Optimise
Model performance
One of the keys to maximising performance is understanding the potential weaknesses. The better the understanding of what the models are doing and why they sometimes fail, the easier it is to improve them. Explainability is a powerful tool for detecting flaws in the model and biases in the data which builds trust for all users. It can help verifying predictions, for improving models, and for gaining new insights into the problem at hand. Detecting biases in the model or the dataset is easier when you understand what the model is doing and why it arrives at its predictions.
Decision making
The primary use of machine learning applications in business is automated decision making. However, often we want to use models primarily for analytical insights. For example, you could train a model to predict store sales across a large retail chain using data on location, opening hours, weather, time of year, products carried, outlet size etc. The model would allow you to predict sales across my stores on any given day of the year in a variety of weather conditions. However, by building an explainable model, it’s possible to see what the main drivers of sales are and use this information to boost revenues.
Retain
Control
To move from proof of concept to fully-fledged implementation, you need to be confident that your systems satisfies certain intended requirements, and that they do not have any unwanted behaviours. If the system makes a mistake, organisations need to be able to identify that something is going wrong in order to take corrective action or even to shut down the AI system. XAI can help your organisation retain control over AI by monitoring performance, flagging errors and providing a mechanism to turn the system off. From a data privacy point of view, XAI can help to ensure only permitted data is being used, for an agreed purpose, and make it possible to delete data if required.
Safety
There have been several concerns around safety and security of AI systems, especially as they become more powerful and widespread. This can be traced back from to range of factors including deliberately unethical design, engineering oversights, hacking and the effect of the environment the AI operates in. XAI can help to identify these kinds of faults. It’s also important to work closely with cyber detection and protection teams to guard against hacking and deliberate manipulation of learning and reward systems.
Maintain
Trust
Building trust in artificial intelligence means providing proof to a wide array of stakeholders that the algorithms are making the correct decisions for the right reasons. Explainable algorithms can provide this up to a point, but even with state of the art machine learning evaluation methods and highly interpretable model architectures, the context problem persists: AI is trained on historical datasets which reflect certain implicit assumptions about the way the world works. By gaining an intuitive understanding of a model’s behaviour, the individuals responsible for the model can spot when the model is likely to fail and take the appropriate action. XAI also helps to build trust by strengthening the stability, predictability and repeatability of interpretable models.

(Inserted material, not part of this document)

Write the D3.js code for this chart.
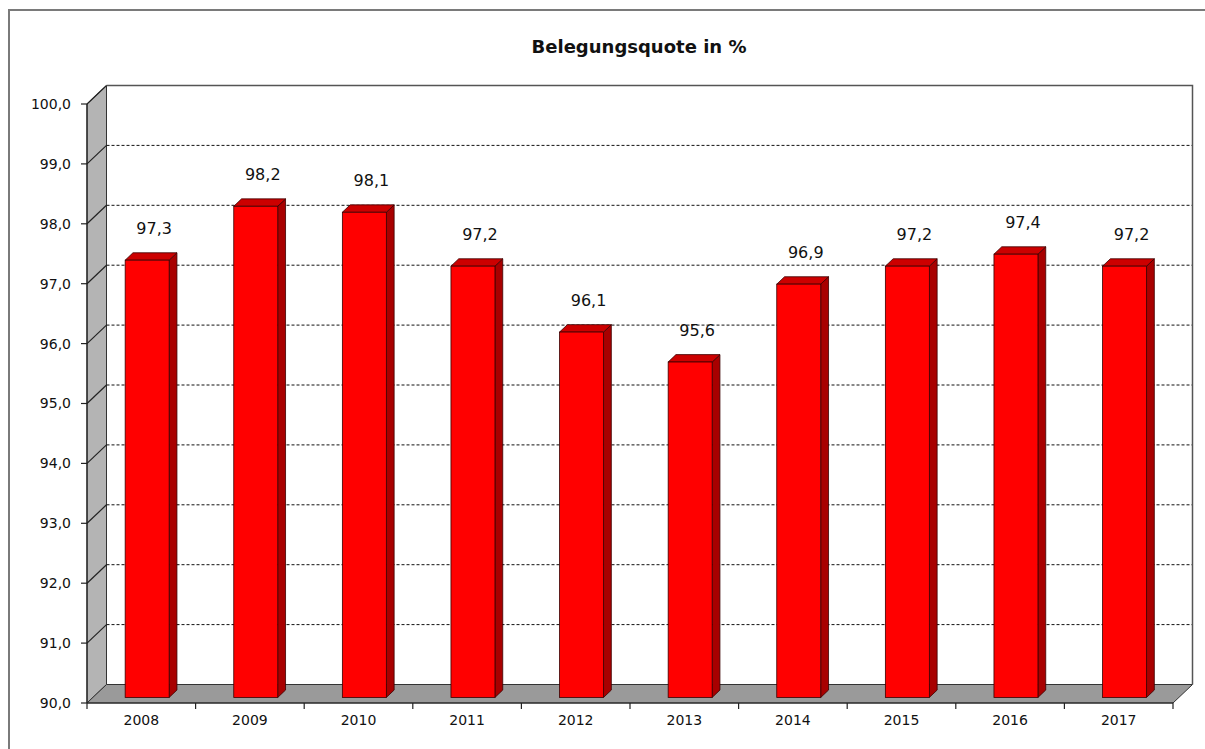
<!DOCTYPE html>
<html>
<head>
<meta charset="utf-8">
<script src="https://cdn.jsdelivr.net/npm/d3@7"></script>
<style>
  html, body { margin: 0; padding: 0; background: #fff; }
  svg { display: block; }
</style>
</head>
<body>
<div id="chart"></div>
<script>
// ── Daten ──
const years = ["2008", "2009", "2010", "2011", "2012", "2013", "2014", "2015", "2016", "2017"];
const quote = [97.3, 98.2, 98.1, 97.2, 96.1, 95.6, 96.9, 97.2, 97.4, 97.2];
const yTicks = [90, 91, 92, 93, 94, 95, 96, 97, 98, 99, 100];
const title = "Belegungsquote in %";

const width = 1205, height = 749;
const DX = 19.5, DY = -18.5;          // Tiefe der 3D-Ebene
const d0 = 0.3, d1 = 0.7;            // Saeulen-Tiefe (Anteil)
const fmt = v => d3.format(".1f")(v).replace(".", ",");

const svg = d3.select("#chart").append("svg")
  .attr("width", width).attr("height", height)
  .attr("viewBox", [0, 0, width, height]);

// Rahmen
svg.append("rect")
  .attr("x", 9).attr("y", 10).attr("width", width + 20).attr("height", height + 20)
  .attr("fill", "#fff").attr("stroke", "#7a7a7a").attr("stroke-width", 2);

const x = d3.scaleBand().domain(years).range([87, 1173]).paddingInner(0.595).paddingOuter(0.2975);
const y = d3.scaleLinear().domain([90, 100]).range([703, 104]);
const x0 = x.range()[0], x1 = x.range()[1];

// Rueckwand
svg.append("rect")
  .attr("x", x0 + DX).attr("y", y(100) + DY)
  .attr("width", x1 - x0).attr("height", y(90) - y(100))
  .attr("fill", "#fff");

// Seitenwand
svg.append("path")
  .attr("d", `M${x0},${y(90)}L${x0},${y(100)}L${x0 + DX},${y(100) + DY}L${x0 + DX},${y(90) + DY}Z`)
  .attr("fill", "#b4b4b4").attr("stroke", "#333").attr("stroke-width", 1);

// Boden
svg.append("path")
  .attr("d", `M${x0},${y(90)}L${x0 + DX},${y(90) + DY}L${x1 + DX},${y(90) + DY}L${x1},${y(90)}Z`)
  .attr("fill", "#9a9a9a").attr("stroke", "#333").attr("stroke-width", 1);

// Gitterlinien
svg.append("g")
  .selectAll("line").data(yTicks.filter(v => v > 90 && v < 100)).join("line")
  .attr("x1", x0 + DX).attr("x2", x1 + DX)
  .attr("y1", d => y(d) + DY).attr("y2", d => y(d) + DY)
  .attr("stroke", "#111").attr("stroke-width", 1).attr("stroke-dasharray", "3,2");

svg.append("g")
  .selectAll("line").data(yTicks.filter(v => v > 90)).join("line")
  .attr("x1", x0).attr("x2", x0 + DX)
  .attr("y1", d => y(d)).attr("y2", d => y(d) + DY)
  .attr("stroke", "#222").attr("stroke-width", 1.2);

// Rueckwand-Kontur oben/rechts
svg.append("path")
  .attr("d", `M${x0 + DX},${y(100) + DY}H${x1 + DX}V${y(90) + DY}`)
  .attr("fill", "none").attr("stroke", "#555").attr("stroke-width", 1.5);

// Saeulen
const bars = svg.append("g")
  .selectAll("g").data(years.map((k, i) => ({ k, v: quote[i] }))).join("g");

const fx = d => x(d.k) + DX * d0;
const fy = d => y(d.v) + DY * d0;
const fb = y(90) + DY * d0;
const bw = x.bandwidth();
const ox = DX * (d1 - d0), oy = DY * (d1 - d0);

bars.append("path")   // Seite
  .attr("d", d => `M${fx(d) + bw},${fb}V${fy(d)}l${ox},${oy}V${fb + oy}Z`)
  .attr("fill", "#a80000").attr("stroke", "#3a0000").attr("stroke-width", 0.8);

bars.append("path")   // Deckel
  .attr("d", d => `M${fx(d)},${fy(d)}l${ox},${oy}h${bw}l${-ox},${-oy}Z`)
  .attr("fill", "#cc0000").attr("stroke", "#3a0000").attr("stroke-width", 0.8);

bars.append("rect")   // Front
  .attr("x", fx).attr("y", fy)
  .attr("width", bw).attr("height", d => fb - fy(d))
  .attr("fill", "#ff0000").attr("stroke", "#3a0000").attr("stroke-width", 0.8);

bars.append("text")
  .attr("x", d => fx(d) + bw / 2 + 7)
  .attr("y", d => fy(d) - 26)
  .attr("text-anchor", "middle")
  .attr("font-family", "'DejaVu Sans', Verdana, sans-serif")
  .attr("font-size", "16px").attr("fill", "#111")
  .text(d => fmt(d.v));

// Y-Achse
svg.append("line")
  .attr("x1", x0).attr("x2", x0).attr("y1", y(90)).attr("y2", y(100))
  .attr("stroke", "#222").attr("stroke-width", 1.2);
const yAxis = svg.append("g");
yAxis.selectAll("line").data(yTicks).join("line")
  .attr("x1", x0 - 6).attr("x2", x0).attr("y1", d => y(d)).attr("y2", d => y(d))
  .attr("stroke", "#222").attr("stroke-width", 1.2);
yAxis.selectAll("text").data(yTicks).join("text")
  .attr("x", 71).attr("y", d => y(d)).attr("dy", "0.35em")
  .attr("text-anchor", "end")
  .attr("font-family", "'DejaVu Sans', Verdana, sans-serif")
  .attr("font-size", "14px").attr("fill", "#111")
  .text(fmt);

// X-Achse
svg.append("line")
  .attr("x1", x0).attr("x2", x1).attr("y1", y(90)).attr("y2", y(90))
  .attr("stroke", "#222").attr("stroke-width", 1.2);
const bounds = years.map(k => x(k) - x.step() * x.paddingInner() / 2).concat([x1]);
svg.append("g").selectAll("line").data(bounds).join("line")
  .attr("x1", d => d).attr("x2", d => d).attr("y1", y(90)).attr("y2", y(90) + 6)
  .attr("stroke", "#222").attr("stroke-width", 1.2);
svg.append("g").selectAll("text").data(years).join("text")
  .attr("x", d => x(d) + bw / 2).attr("y", y(90) + 22)
  .attr("text-anchor", "middle")
  .attr("font-family", "'DejaVu Sans', Verdana, sans-serif")
  .attr("font-size", "14px").attr("fill", "#111")
  .text(d => d);

// Titel
svg.append("text")
  .attr("x", 639).attr("y", 53)
  .attr("text-anchor", "middle")
  .attr("font-family", "'DejaVu Sans', Verdana, sans-serif")
  .attr("font-weight", "bold").attr("font-size", "18px").attr("fill", "#111")
  .text(title);
</script>
</body>
</html>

When stakeholders see a stable set of results, this helps to strengthen confidence over time.
Ethics
It’s important that a moral compass is built into the AI training from the outset and AI behaviour is closely monitored thereafter through XAI evaluation and where appropriate, a formal mechanism that aligns a company’s technology design and development with its ethical values and principles and risk appetite may be necessary.
Comply
Accountability
It’s important to be clear who is accountable for an AI system’s decisions. This in turn demands a clear XAI-enabled understanding of how the system operates, how it makes decisions or recommendations, and how it learns and evolves over time and how to ensure it functions as intended. To assign responsibility for an adverse event caused by AI, a chain of causality from the AI agent back to the person or organisation needs to be established that can be reasonably held responsible for its actions. Depending on the nature of the adverse event, responsibility will sit with different actors within the causal chain that lead to the problem.
Regulation
While AI is lightly regulated at present, this is likely to change as its impact on everyday lives becomes more pervasive. Regulatory bodies and standard institutions are focusing on a number of AI-related areas, with the establishment of standards for governance, accuracy, transparency and explainability being high on the agenda. Further regulatory priorities include safeguarding potentially vulnerable consumers.